Much to my surprise, digital photography has taken my enjoyment of garden to a new level. And because now I’m designing the garden with great photos in mind, the result looks better than ever.
If you’ve come to digital photography recently, lucky you. I went digital in 2001 and ranted endlessly about the frustrations of getting it all to work. Turns out I’d really never learned Windows and ya know, if you’re on a PC you live or die by Windows. I finally got on board and have been having a blast ever since. Well, mostly.
My first (which I remember far better than my first roll in the hay on the top bunk of a college dorm room) was an Olympus C-2020Z, which set me back over $700 for a mere 2.1 megapixels. Meager resolution, and clunky, too. But those days are long gone.
Then, following recommendations of some wonderful garden photographers, I moved up to the amazing Canon Powershot SD550. This time I paid about $350 for 7.1 megs!! And it’s small enough to fit into my pocket, any pocket. It even survived being badly abused at the beach about a month after I bought it, so I LOVE THIS CAMERA.
I’m no technie (no kidding) so I’ll leave to others the exacting job of reviewing it. I’ll just recommend it. Reviews are here,and here, Canon’s info is here. (In you’re in the buying mood I hope you’ll buy it here. and support this site, though.) I notice on that link that Amazon sells 7.1-megapixel Canon Powershots for $127, which I find amazing.
The Photo Editor
I started out using the Adobe Photo Deluxe Home Edition that came free with my first camera, and it was okay for a while. But if you want to do much at all with your photos – and who doesn’t? – ya gotta move up to something better, and Photoshop itself seemed the way to go. Or in my case the slightly less gargantuan and much cheaper Photoshop Elements.
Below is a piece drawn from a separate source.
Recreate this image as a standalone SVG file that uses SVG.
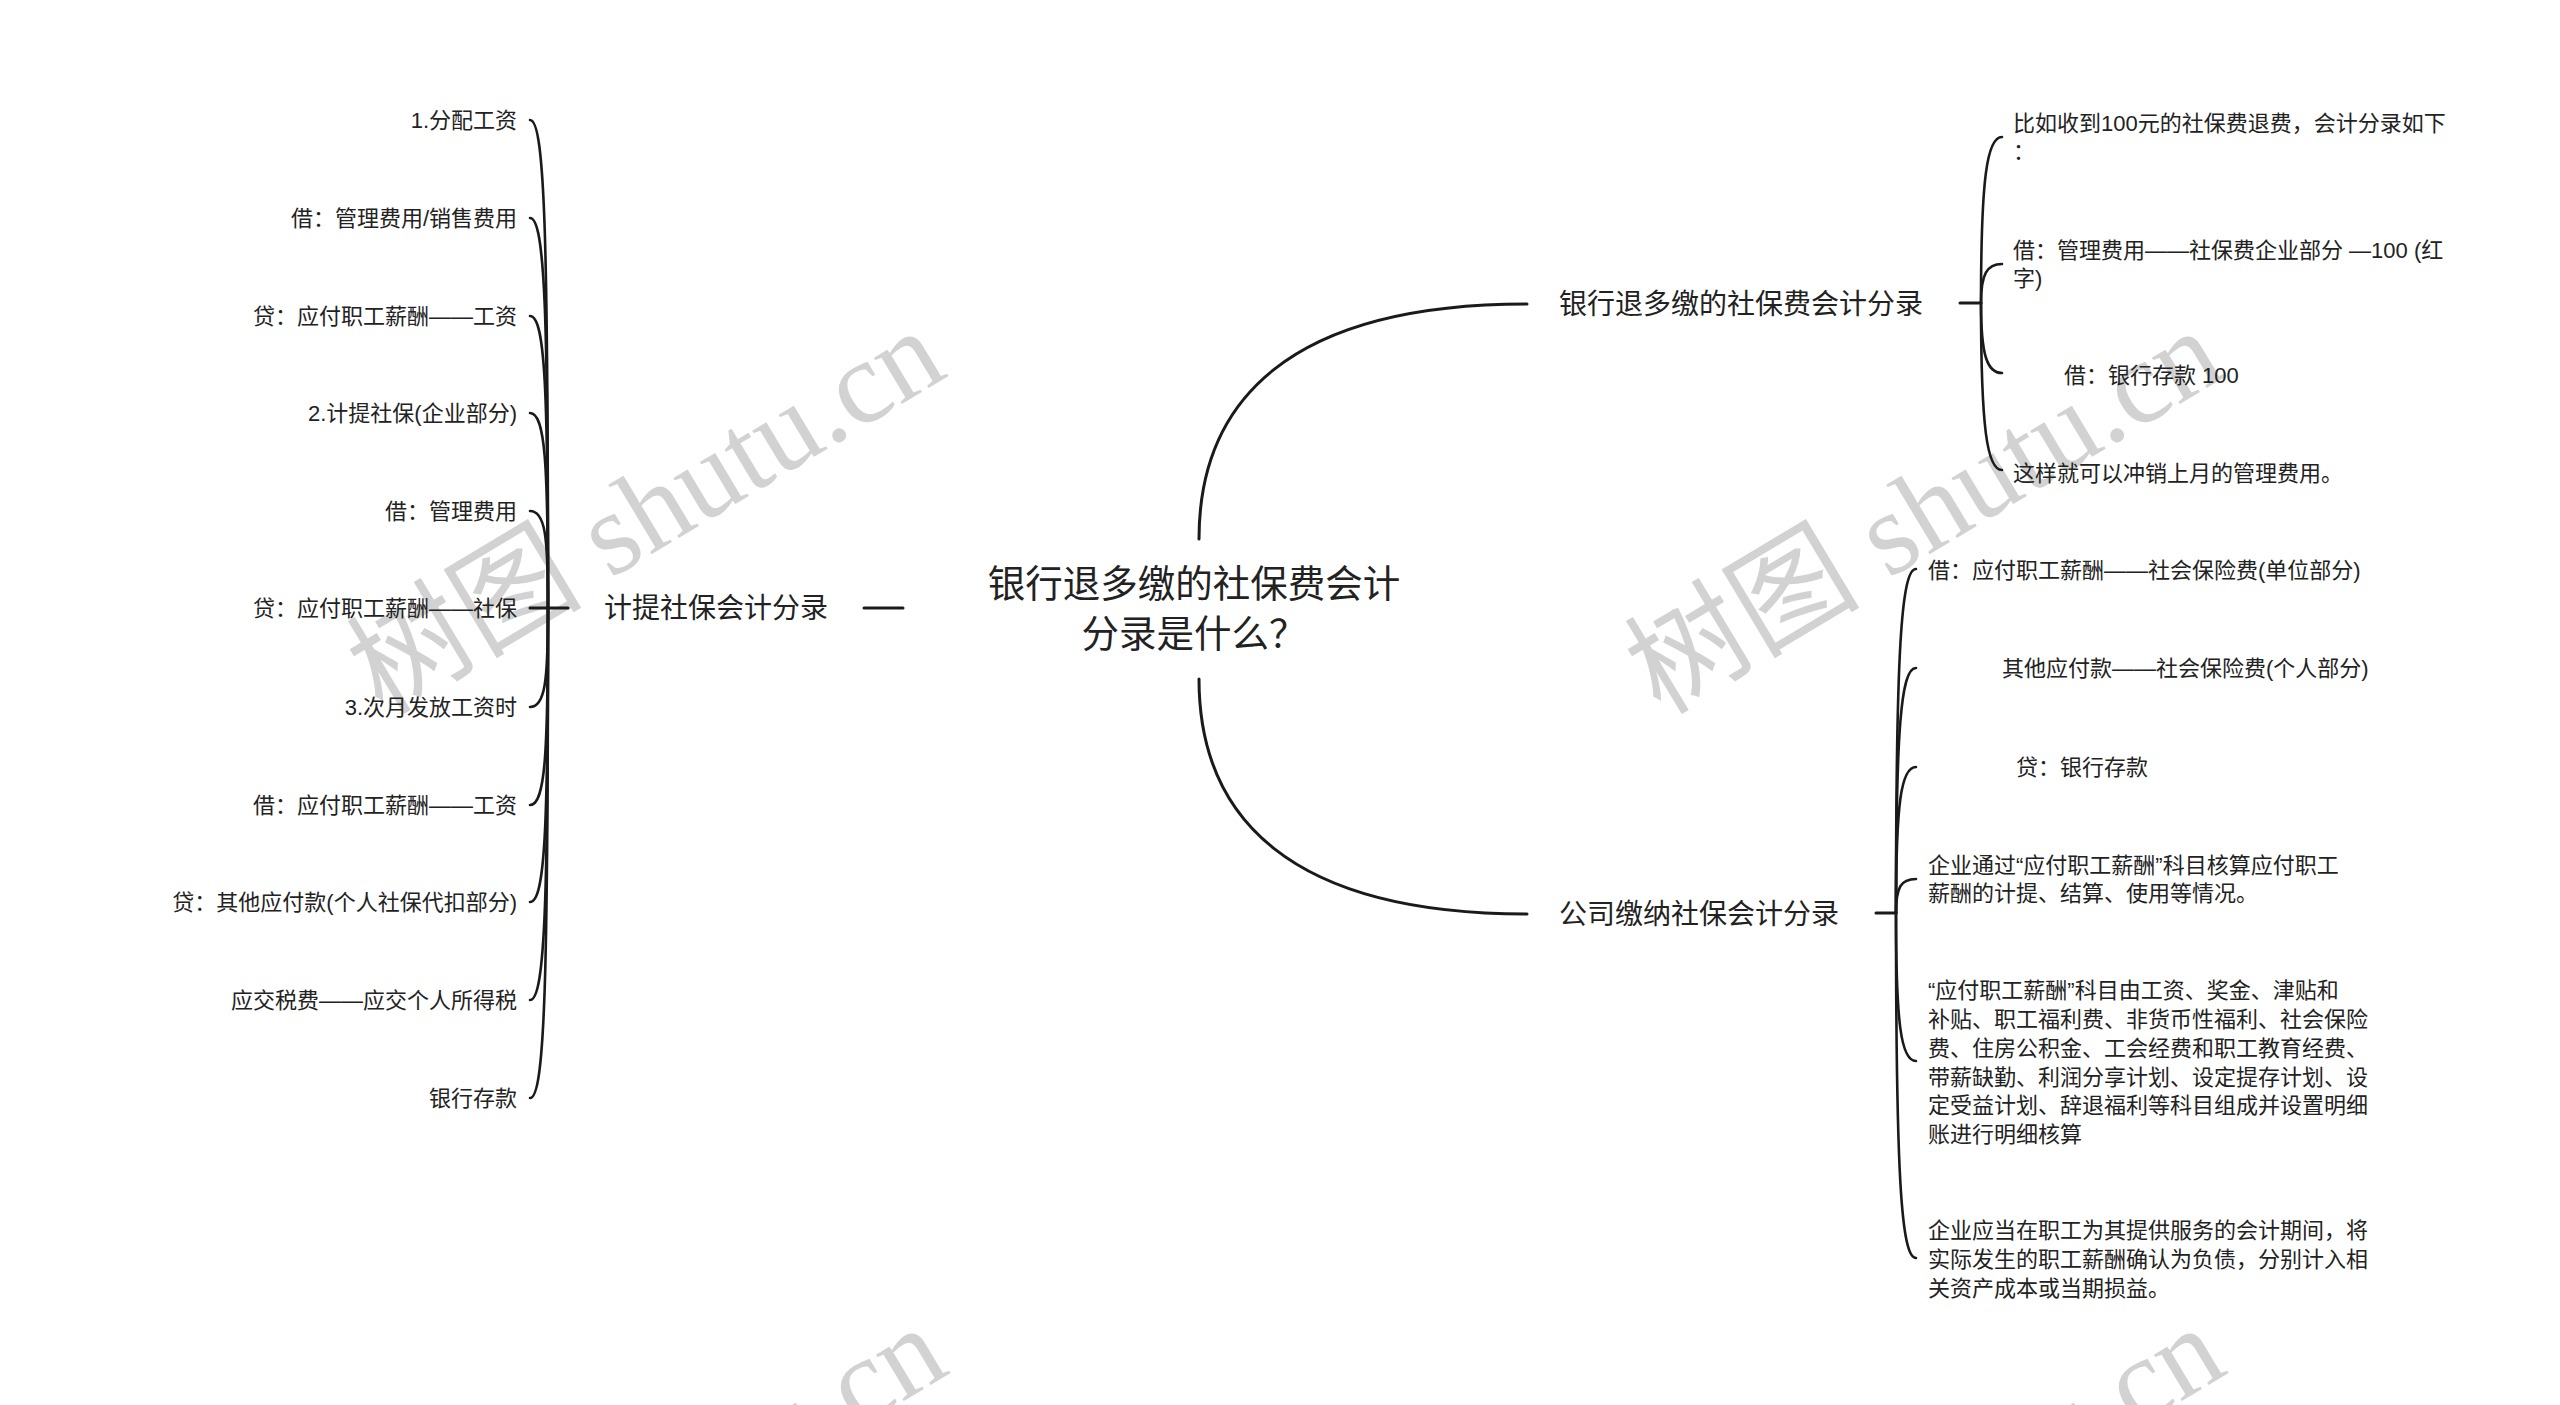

Again, reviews are here and here and you can buy it here and support this site. It’ll only set you back 80 bucks or so, compared with over $1,000 for the full-blown Photoshop itself, which has professional-level capacities you’ll almost surely never need. Believe me, the more consumer-friendly Elements version does plenty.
Speaking of which, it’s still no picnic to learn. I took an all-day class and it barely scratched the surface of what I needed to know to do the handful of things I need to do with it (crop, adjust colors and light levels, and that’s about it.) The manual wasn’t much help and I’ve found the best source of information to be on line, simply by Googling "Elements crop" or whatever function I need help with. Good old Google.
Now you’d think I’d have everything I need after buying the camera and the editing program and I thought so, too. But for reasons I can’t even remember now I found the photo brower in Photoshop not to my liking, and followed a professional’s recommendation to use iView instead. It lets me assign little tags to each photo so that I can search for, say, all the images with tulips in them. Well, that was the idea. Do you think I’ve actually followed through and done all that tag-assigning? Well, no, but if I ever have time….. In any event, you can buy it here.
What camera do you use in the garden? And how about your photo editor and browser?